#### Given information
======
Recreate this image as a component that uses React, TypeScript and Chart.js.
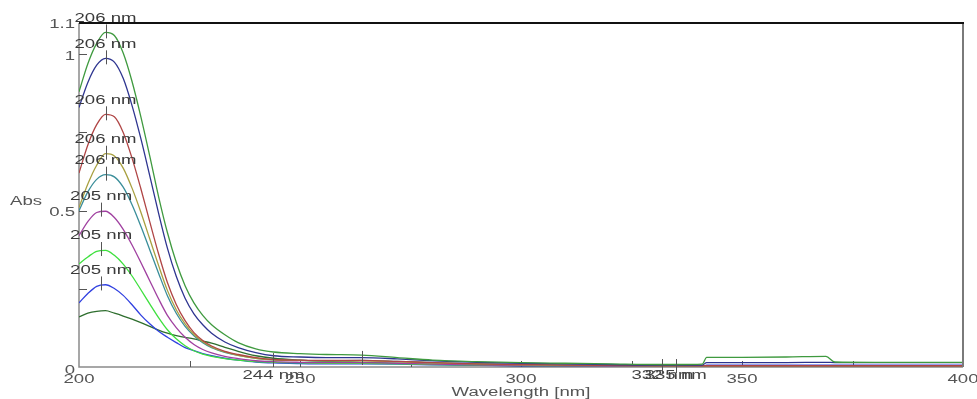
import { useEffect, useRef } from "react";
import { Chart, registerables } from "chart.js";

Chart.register(...registerables);

// ---- data ----
const WAVELENGTHS = [200, 202, 204, 206, 208, 210, 212, 214, 216, 218, 220, 222, 224, 226, 228, 230, 233, 236, 240, 244, 250, 256, 264, 272, 280, 290, 300, 310, 320, 332, 335, 341, 342, 350, 360, 369, 371, 380, 390, 400];

const ABS_GREEN = [0.88, 0.97, 1.035, 1.07, 1.06, 1.004, 0.913, 0.8, 0.675, 0.545, 0.43, 0.335, 0.26, 0.205, 0.165, 0.135, 0.103, 0.078, 0.058, 0.048, 0.043, 0.04, 0.038, 0.03, 0.022, 0.017, 0.014, 0.012, 0.01, 0.008, 0.008, 0.009, 0.031, 0.031, 0.032, 0.034, 0.016, 0.015, 0.015, 0.015];
const ABS_NAVY = [0.83, 0.91, 0.965, 0.987, 0.975, 0.923, 0.836, 0.73, 0.612, 0.492, 0.38, 0.29, 0.22, 0.17, 0.135, 0.108, 0.08, 0.062, 0.046, 0.036, 0.032, 0.03, 0.03, 0.026, 0.02, 0.015, 0.012, 0.01, 0.008, 0.006, 0.006, 0.006, 0.014, 0.014, 0.014, 0.015, 0.014, 0.014, 0.014, 0.014];
const ABS_RED = [0.62, 0.71, 0.775, 0.808, 0.8, 0.75, 0.668, 0.57, 0.465, 0.362, 0.27, 0.2, 0.148, 0.11, 0.085, 0.067, 0.05, 0.04, 0.03, 0.024, 0.022, 0.021, 0.021, 0.018, 0.014, 0.01, 0.008, 0.006, 0.005, 0.004, 0.004, 0.004, 0.004, 0.004, 0.004, 0.004, 0.004, 0.004, 0.004, 0.004];
const ABS_OLIVE = [0.51, 0.585, 0.645, 0.682, 0.675, 0.636, 0.572, 0.495, 0.41, 0.325, 0.245, 0.183, 0.138, 0.104, 0.081, 0.064, 0.048, 0.037, 0.028, 0.023, 0.021, 0.02, 0.02, 0.017, 0.013, 0.01, 0.007, 0.006, 0.005, 0.004, 0.004, 0.004, 0.004, 0.004, 0.004, 0.004, 0.004, 0.004, 0.004, 0.004];
const ABS_TEAL = [0.5, 0.56, 0.6, 0.615, 0.608, 0.575, 0.519, 0.45, 0.375, 0.3, 0.228, 0.172, 0.13, 0.1, 0.078, 0.062, 0.047, 0.037, 0.028, 0.023, 0.021, 0.02, 0.021, 0.018, 0.014, 0.01, 0.008, 0.006, 0.005, 0.004, 0.004, 0.004, 0.004, 0.004, 0.004, 0.004, 0.004, 0.004, 0.004, 0.004];
const ABS_PURPLE = [0.42, 0.465, 0.494, 0.498, 0.478, 0.44, 0.39, 0.334, 0.276, 0.218, 0.165, 0.126, 0.095, 0.072, 0.056, 0.045, 0.034, 0.027, 0.02, 0.017, 0.015, 0.014, 0.014, 0.012, 0.009, 0.007, 0.005, 0.004, 0.003, 0.003, 0.003, 0.003, 0.003, 0.003, 0.003, 0.003, 0.003, 0.003, 0.003, 0.003];
const ABS_LIGHTGREEN = [0.33, 0.352, 0.37, 0.373, 0.357, 0.329, 0.291, 0.247, 0.202, 0.158, 0.119, 0.09, 0.068, 0.052, 0.041, 0.034, 0.027, 0.022, 0.017, 0.015, 0.013, 0.012, 0.012, 0.01, 0.008, 0.006, 0.005, 0.004, 0.003, 0.003, 0.003, 0.003, 0.003, 0.003, 0.003, 0.003, 0.003, 0.003, 0.003, 0.003];
const ABS_BLUE = [0.205, 0.235, 0.258, 0.263, 0.251, 0.229, 0.199, 0.166, 0.138, 0.114, 0.095, 0.078, 0.062, 0.052, 0.043, 0.036, 0.028, 0.022, 0.016, 0.013, 0.011, 0.01, 0.01, 0.009, 0.007, 0.005, 0.004, 0.003, 0.003, 0.002, 0.002, 0.002, 0.006, 0.006, 0.006, 0.006, 0.006, 0.006, 0.006, 0.006];
const ABS_DARKGREEN = [0.16, 0.172, 0.178, 0.18, 0.172, 0.163, 0.153, 0.142, 0.13, 0.118, 0.108, 0.1, 0.095, 0.09, 0.083, 0.076, 0.063, 0.05, 0.036, 0.028, 0.022, 0.018, 0.015, 0.012, 0.009, 0.006, 0.004, 0.003, 0.002, 0.001, 0.001, 0.001, 0.001, 0.001, 0.001, 0.001, 0.001, 0.001, 0.001, 0.001];

const PEAK_LABELS = ["206 nm", "206 nm", "206 nm", "206 nm", "206 nm", "205 nm", "205 nm", "205 nm"];
const PEAK_WAVELENGTHS = [206, 206, 206, 206, 206, 205, 205, 205];
const PEAK_VALUES = [1.07, 0.987, 0.808, 0.682, 0.615, 0.5, 0.374, 0.264];

const VALLEY_MARK_WAVELENGTHS = [244, 264, 332, 335];
const VALLEY_MARK_VALUES = [0.022, 0.029, 0.003, 0.003];
const VALLEY_LABELS = ["244 nm", "332 nm", "335 nm"];
const VALLEY_LABEL_WAVELENGTHS = [244, 332, 335];

const X_MIN = 200;
const X_MAX = 400;
const Y_MIN = 0;
const Y_MAX = 1.1;
const X_TICKS = [200, 250, 300, 350, 400];
const X_TICK_LABELS = ["200", "250", "300", "350", "400"];
const X_MINOR_TICKS = [225, 250, 275, 300, 325, 350, 375];
const Y_TICKS = [0, 0.5, 1, 1.1];
const Y_TICK_LABELS = ["0", "0.5", "1", "1.1"];
const Y_MINOR_TICKS = [0.25, 0.5, 0.75, 1];

const X_TITLE = "Wavelength [nm]";
const Y_TITLE = "Abs";

const SERIES = [
  { values: ABS_GREEN, color: "#3f9a3f" },
  { values: ABS_NAVY, color: "#2e3590" },
  { values: ABS_RED, color: "#b04545" },
  { values: ABS_OLIVE, color: "#a8a040" },
  { values: ABS_TEAL, color: "#3a8e9a" },
  { values: ABS_PURPLE, color: "#a040a0" },
  { values: ABS_LIGHTGREEN, color: "#3ee03e" },
  { values: ABS_BLUE, color: "#3040e0" },
  { values: ABS_DARKGREEN, color: "#2e6e2e" },
];

const FONT = '12px "Liberation Sans", Arial, sans-serif';
const SX = 1.55;

function stretchText(ctx: CanvasRenderingContext2D, text: string, x: number, y: number, align: CanvasTextAlign) {
  ctx.save();
  ctx.translate(x, y);
  ctx.scale(SX, 1);
  ctx.textAlign = align;
  ctx.textBaseline = "middle";
  ctx.fillText(text, 0, 0);
  ctx.restore();
}

const framePlugin = {
  id: "frame",
  beforeDatasetsDraw(chart: any) {
    const ctx: CanvasRenderingContext2D = chart.ctx;
    const xs = chart.scales.x;
    const ys = chart.scales.y;
    const left = xs.getPixelForValue(X_MIN);
    const right = xs.getPixelForValue(X_MAX);
    const top = ys.getPixelForValue(Y_MAX);
    const bottom = ys.getPixelForValue(Y_MIN);
    ctx.save();
    // axes
    ctx.strokeStyle = "#8a8a8a";
    ctx.lineWidth = 1.5;
    ctx.beginPath();
    ctx.moveTo(left, top);
    ctx.lineTo(left, bottom);
    ctx.lineTo(right, bottom);
    ctx.stroke();
    // minor inward ticks
    ctx.strokeStyle = "#555";
    ctx.lineWidth = 1;
    ctx.beginPath();
    X_MINOR_TICKS.forEach((v) => {
      const px = Math.round(xs.getPixelForValue(v)) + 0.5;
      ctx.moveTo(px, bottom);
      ctx.lineTo(px, bottom - 6);
    });
    Y_MINOR_TICKS.forEach((v) => {
      const py = Math.round(ys.getPixelForValue(v)) + 0.5;
      ctx.moveTo(left, py);
      ctx.lineTo(left + 8, py);
    });
    ctx.stroke();
    ctx.restore();
  },
  afterDatasetsDraw(chart: any) {
    const ctx: CanvasRenderingContext2D = chart.ctx;
    const xs = chart.scales.x;
    const ys = chart.scales.y;
    const left = xs.getPixelForValue(X_MIN);
    const right = xs.getPixelForValue(X_MAX);
    const top = ys.getPixelForValue(Y_MAX);
    const bottom = ys.getPixelForValue(Y_MIN);
    ctx.save();
    // right gray border
    ctx.strokeStyle = "#7a7a7a";
    ctx.lineWidth = 2;
    ctx.beginPath();
    ctx.moveTo(right, top);
    ctx.lineTo(right, bottom);
    ctx.stroke();
    // top black border
    ctx.strokeStyle = "#111";
    ctx.lineWidth = 2;
    ctx.beginPath();
    ctx.moveTo(left, top);
    ctx.lineTo(right + 1, top);
    ctx.stroke();

    // peak / valley markers
    ctx.strokeStyle = "#555";
    ctx.lineWidth = 1;
    ctx.beginPath();
    PEAK_WAVELENGTHS.forEach((w, i) => {
      const px = Math.round(xs.getPixelForValue(w)) + 0.5;
      const py = ys.getPixelForValue(PEAK_VALUES[i]);
      ctx.moveTo(px, py - 8);
      ctx.lineTo(px, py + 6);
    });
    VALLEY_MARK_WAVELENGTHS.forEach((w, i) => {
      const px = Math.round(xs.getPixelForValue(w)) + 0.5;
      const py = ys.getPixelForValue(VALLEY_MARK_VALUES[i]);
      ctx.moveTo(px, py - 7);
      ctx.lineTo(px, py + 7);
    });
    ctx.stroke();

    ctx.font = FONT;
    // peak labels
    ctx.fillStyle = "#3a3a3a";
    PEAK_WAVELENGTHS.forEach((w, i) => {
      const px = xs.getPixelForValue(w);
      const py = ys.getPixelForValue(PEAK_VALUES[i]);
      stretchText(ctx, PEAK_LABELS[i], px, py - 14, "center");
    });
    // valley labels
    ctx.fillStyle = "#444";
    VALLEY_LABEL_WAVELENGTHS.forEach((w, i) => {
      stretchText(ctx, VALLEY_LABELS[i], xs.getPixelForValue(w), bottom + 9, "center");
    });
    // tick labels
    ctx.fillStyle = "#555";
    X_TICKS.forEach((v, i) => {
      stretchText(ctx, X_TICK_LABELS[i], xs.getPixelForValue(v), bottom + 13, "center");
    });
    Y_TICKS.forEach((v, i) => {
      const py = ys.getPixelForValue(v) + (v === 0 ? 4 : 2);
      stretchText(ctx, Y_TICK_LABELS[i], left - 4, py, "right");
    });
    // titles
    stretchText(ctx, X_TITLE, (left + right) / 2, bottom + 26, "center");
    stretchText(ctx, Y_TITLE, 10, ys.getPixelForValue(0.53), "left");
    ctx.restore();
  },
};

export default function App() {
  const canvasRef = useRef<HTMLCanvasElement | null>(null);

  useEffect(() => {
    const canvas = canvasRef.current;
    if (!canvas) return;
    const chart = new Chart(canvas, {
      type: "line",
      data: {
        datasets: SERIES.map((s) => ({
          data: WAVELENGTHS.map((w, i) => ({ x: w, y: s.values[i] })),
          borderColor: s.color,
          borderWidth: 1.3,
          pointRadius: 0,
          fill: false,
          cubicInterpolationMode: "monotone" as const,
        })),
      },
      options: {
        animation: false,
        responsive: false,
        devicePixelRatio: 1,
        events: [],
        layout: { padding: { left: 79, right: 14, top: 23, bottom: 32 } },
        scales: {
          x: { type: "linear", min: X_MIN, max: X_MAX, display: false },
          y: { type: "linear", min: Y_MIN, max: Y_MAX, display: false },
        },
        plugins: {
          legend: { display: false },
          tooltip: { enabled: false },
        },
      },
      plugins: [framePlugin],
    });
    return () => chart.destroy();
  }, []);

  return (
    <div style={{ position: "fixed", left: 0, top: 0, width: 977, height: 399, background: "#fff" }}>
      <canvas ref={canvasRef} width={977} height={399} style={{ width: 977, height: 399, display: "block" }} />
    </div>
  );
}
======
#### Given task
Starting at the top of the listing above, please restate word for word each line up to and including the one that holds "Chart.register(...registerables);", omitting every image.

#### Result for this task
Recreate this image as a component that uses React, TypeScript and Chart.js.
import { useEffect, useRef } from "react";
import { Chart, registerables } from "chart.js";

Chart.register(...registerables);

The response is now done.